Sunday, November 1, 2020

ARkStorm

                                                                                                 written 25 October 2020

                                                                                           published 1 November 2020

                                                         

 

            We may be heading into another drought, but must prepare for the alternative as well.

            In November and December of 1861, heavy snowfall had covered the Sierra Nevada mountains of California.  Beginning in late December, months of heavy warm rainfall, over 100" in some areas, quickly melted the snow, flooding the entire Central Valley.  A shallow inland sea formed, hundreds of miles long by dozens of miles wide, putting Sacramento under 10' of water.  During the 6 months it took for the water to subside, the capital moved to San Francisco, and California went bankrupt.  Whites had never experienced this kind of flooding in California, but the native people moved out of the valley some weeks before the storms started. 

            In the last century, climate science developed an understanding of the long period cycles of California weather, which is shaped by our local geography interacting with two large Pacific Ocean patterns: the El Niño-Southern Oscillation (ENSO), and the Pacific Decadal Oscillation (PDO).  ENSO arises from conditions in the tropical Pacific, with a period of 6-18 months, and PDO is tied to conditions in the northern Pacific, with a period spanning decades.  These two oscillations shift the jet stream, and thus winter storms, now called "atmospheric rivers". 

            California tends to be wetter than normal during the El Niño phase of ENSO, and dryer during the La Niña phase.  The PDO cycle affects California rainfall similarly.  Since the two cycles run at different rates, sometimes they compete and cancel each other out, but when they are in synch, we get severe drought or inundation.

            Paleoclimatology is the study of climate from before modern record keeping began.  Using sediment cores from river floodplains, estuaries, and lakes, the evidence of previous floods and droughts can be determined.  We now know an inundation like 1861-2 happens every 150-200 years or so, and some of the previous events were several times larger. 

            As the details of this scientific investigation come clearer, the full impact is slowly growing among emergency planners.  The U. S. Geological Survey Multi Hazards Demonstration Project pulls together scientists, emergency planners, businesses, and governmental agencies to investigate possible natural disaster impacts to better prepare our society.  The first project, the ShakeOut Earthquake Scenario, published in 2008 focused on the impact of a 7.5 magnitude earthquake in southern California.  In 2010, their second project, ARkStorm (Atmospheric River 1000 Storm), examined the impact of a storm similar to 1861-2, with the following conclusions. 

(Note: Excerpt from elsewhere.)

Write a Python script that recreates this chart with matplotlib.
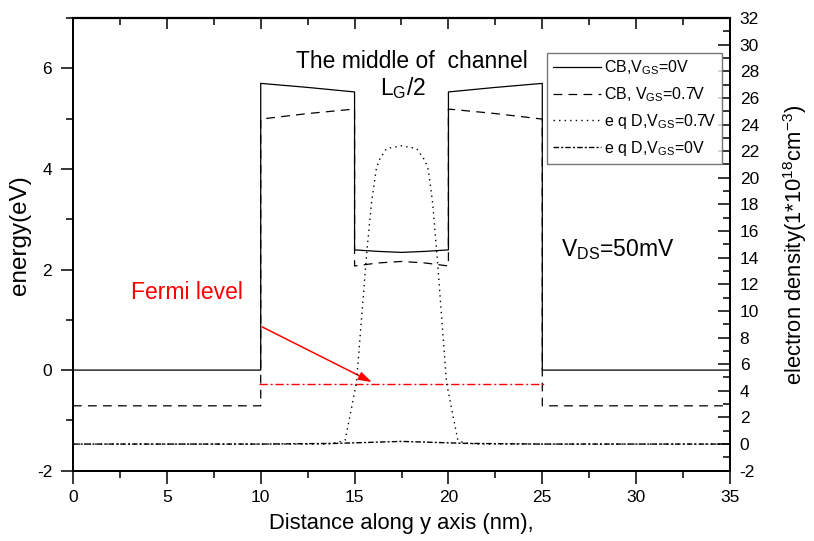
import matplotlib
matplotlib.use("Agg")
import matplotlib.pyplot as plt
from matplotlib.ticker import MultipleLocator

plt.rcParams['font.family'] = ['Liberation Sans', 'DejaVu Sans']
plt.rcParams['mathtext.default'] = 'regular'
plt.rcParams['axes.unicode_minus'] = False

# ---- data ----
x_cb = [0, 10, 10, 12.5, 15, 15, 16.25, 17.5, 18.75, 20, 20, 22.5, 25, 25, 35]
cb_vgs0 = [0, 0, 5.70, 5.62, 5.53, 2.39, 2.36, 2.34, 2.36, 2.39, 5.53, 5.62, 5.70, 0, 0]
cb_vgs07 = [-0.71, -0.71, 4.99, 5.10, 5.19, 2.07, 2.13, 2.16, 2.13, 2.07, 5.19, 5.10, 4.99, -0.71, -0.71]

x_n07 = [0, 13.5, 14.05, 14.5, 15.1, 15.65, 15.9, 16.15, 16.3, 16.7, 17.5,
         18.3, 18.75, 18.93, 19.16, 19.38, 19.9, 20.5, 20.8, 21.5, 35]
n_vgs07 = [0, 0, 0.1, 0.3, 4.6, 14.4, 18.1, 20.6, 21.3, 22.2, 22.4,
           22.2, 21.3, 20.6, 18.1, 14.4, 4.6, 0.3, 0.1, 0, 0]

x_n0 = [0, 10, 14, 17.5, 21, 25, 35]
n_vgs0 = [0, 0, 0.05, 0.2, 0.05, 0, 0]

x_fermi = [9.9, 25.1]
e_fermi = [-0.27, -0.27]

labels = ['CB,V$_{GS}$=0V', 'CB, V$_{GS}$=0.7V', 'e q D,V$_{GS}$=0.7V', 'e q D,V$_{GS}$=0V']

# ---- figure ----
fig = plt.figure(figsize=(8.14, 5.41), dpi=100)
ax = fig.add_axes([73/814, 1-470.7/541, (730-73)/814, (470.7-18)/541])
ax2 = ax.twinx()

lw = 0.9
l1, = ax.plot(x_cb, cb_vgs0, color='black', lw=lw, ls='-')
l2, = ax.plot(x_cb, cb_vgs07, color='black', lw=lw, ls=(0, (7, 5)))
ax.plot(x_fermi, e_fermi, color='red', lw=1.0, ls=(0, (6, 2, 1.5, 2)))
l3, = ax2.plot(x_n07, n_vgs07, color='black', lw=1.0, ls=(0, (1, 3)))
l4, = ax2.plot(x_n0, n_vgs0, color='black', lw=1.0, ls=(0, (4, 1.5, 1.5, 1.5)))

ax.set_xlim(0, 35)
ax.set_ylim(-2, 7)
ax2.set_ylim(-2, 32)

ax.xaxis.set_major_locator(MultipleLocator(5))
ax.xaxis.set_minor_locator(MultipleLocator(2.5))
ax.yaxis.set_major_locator(MultipleLocator(2))
ax.yaxis.set_minor_locator(MultipleLocator(1))
ax2.yaxis.set_major_locator(MultipleLocator(2))
ax2.yaxis.set_minor_locator(MultipleLocator(1))

ax.tick_params(axis='both', which='major', direction='out', length=9, width=1.1, labelsize=12.5)
ax.tick_params(axis='both', which='minor', direction='out', length=5, width=1.1)
ax.tick_params(axis='y', which='major', pad=6)
ax.tick_params(axis='x', which='major', pad=5)
ax.tick_params(axis='y', right=False)
ax.tick_params(axis='x', top=False)
ax2.tick_params(axis='y', which='major', direction='in', length=9, width=1.1, labelsize=12.5, pad=7)
ax2.tick_params(axis='y', which='minor', direction='in', length=5, width=1.1)

secx = ax.secondary_xaxis('top')
secx.xaxis.set_major_locator(MultipleLocator(5))
secx.xaxis.set_minor_locator(MultipleLocator(2.5))
secx.tick_params(axis='x', which='major', direction='in', length=8, width=1.1, labeltop=False)
secx.tick_params(axis='x', which='minor', direction='in', length=5, width=1.1)

for a in (ax, ax2):
    for s in a.spines.values():
        s.set_linewidth(1.3)
secx.spines['top'].set_linewidth(1.6)

ax.set_xlabel('Distance along y axis (nm),', fontsize=15.8, labelpad=6)
ax.set_ylabel('energy(eV)', fontsize=17.5, labelpad=6)
ax.yaxis.set_label_coords(-0.064, 0.52)
ax2.set_ylabel('electron density(1*10$^{18}$cm$^{-3}$)', fontsize=15.8, labelpad=16)

ax.text(18.06, 6.13, 'The middle of  channel', fontsize=16.5, ha='center', va='center')
ax.text(17.6, 5.6, 'L$_G$/2', fontsize=16.5, ha='center', va='center')
ax.text(29.0, 2.39, 'V$_{DS}$=50mV', fontsize=16.5, ha='center', va='center')
ax.text(6.05, 1.55, 'Fermi level', fontsize=16.5, ha='center', va='center', color='red')
ax.annotate('', xy=(15.93, -0.24), xytext=(10.07, 0.86),
            arrowprops=dict(arrowstyle='-|>,head_length=0.8,head_width=0.25', color='red', lw=1.1,
                            shrinkA=0, shrinkB=0))

leg = ax2.legend([l1, l2, l3, l4], labels, loc='upper right',
                 bbox_to_anchor=(722/814, 1-53/541), bbox_transform=fig.transFigure,
                 fontsize=11.5, frameon=True, fancybox=False, handlelength=3.0,
                 handletextpad=0.2, borderpad=0.35, labelspacing=0.5, borderaxespad=0)
leg.get_frame().set_edgecolor('#555555')
leg.get_frame().set_linewidth(1.0)

fig.savefig('out.png', dpi=100)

            "The Central Valley experiences hypothetical flooding 300 miles long and 20 or more miles wide.  Hundreds of landslides damage roads, highways, and homes.  Property damage exceeds $300 billion, most from flooding.  Agricultural losses and other costs to repair lifelines, dewater (drain) flooded islands, and repair damage from landslides, brings the total direct property loss to nearly $400 billion.  Power, water, sewer, and other lifelines experience damage that takes weeks or months to restore.  Flooding evacuation could involve 1.5 million residents in the inland region and delta counties.  Business interruption costs reach $325 billion in addition to the $400 billion property repair costs, meaning that an ARkStorm could cost on the order of $725 billion, which is nearly 3 times the loss deemed to be realistic for a severe southern California earthquake, an event with roughly the same annual occurrence probability."

            "An ARkStorm raises serious questions about the ability of existing federal, state, and local disaster planning to handle a disaster of this magnitude.  Responders and government managers at all levels could be encouraged to conduct risk assessments." 

            Climate change will increase the potential impact of such a storm, because a warmer ocean provides more moisture for a big storm.  As we have seen in hurricanes, the damage is not only, or even primarily, from high winds, but from heavy rainfall and flooding.

            Large natural disasters are difficult to comprehend in advance, but increased awareness of the possibility is helpful.  California has known about big earthquakes for over a century.  Evolving building codes and emergency preparedness has reduced the loss of life, the recovery time, and expense.  ARkStorm is a first step toward increasing public and governmental agency awareness about this kind of natural disaster.

            Information in this article is from "The West Without Water", by Ingram and Malamud-Roam, and from the USGS ARkStorm report.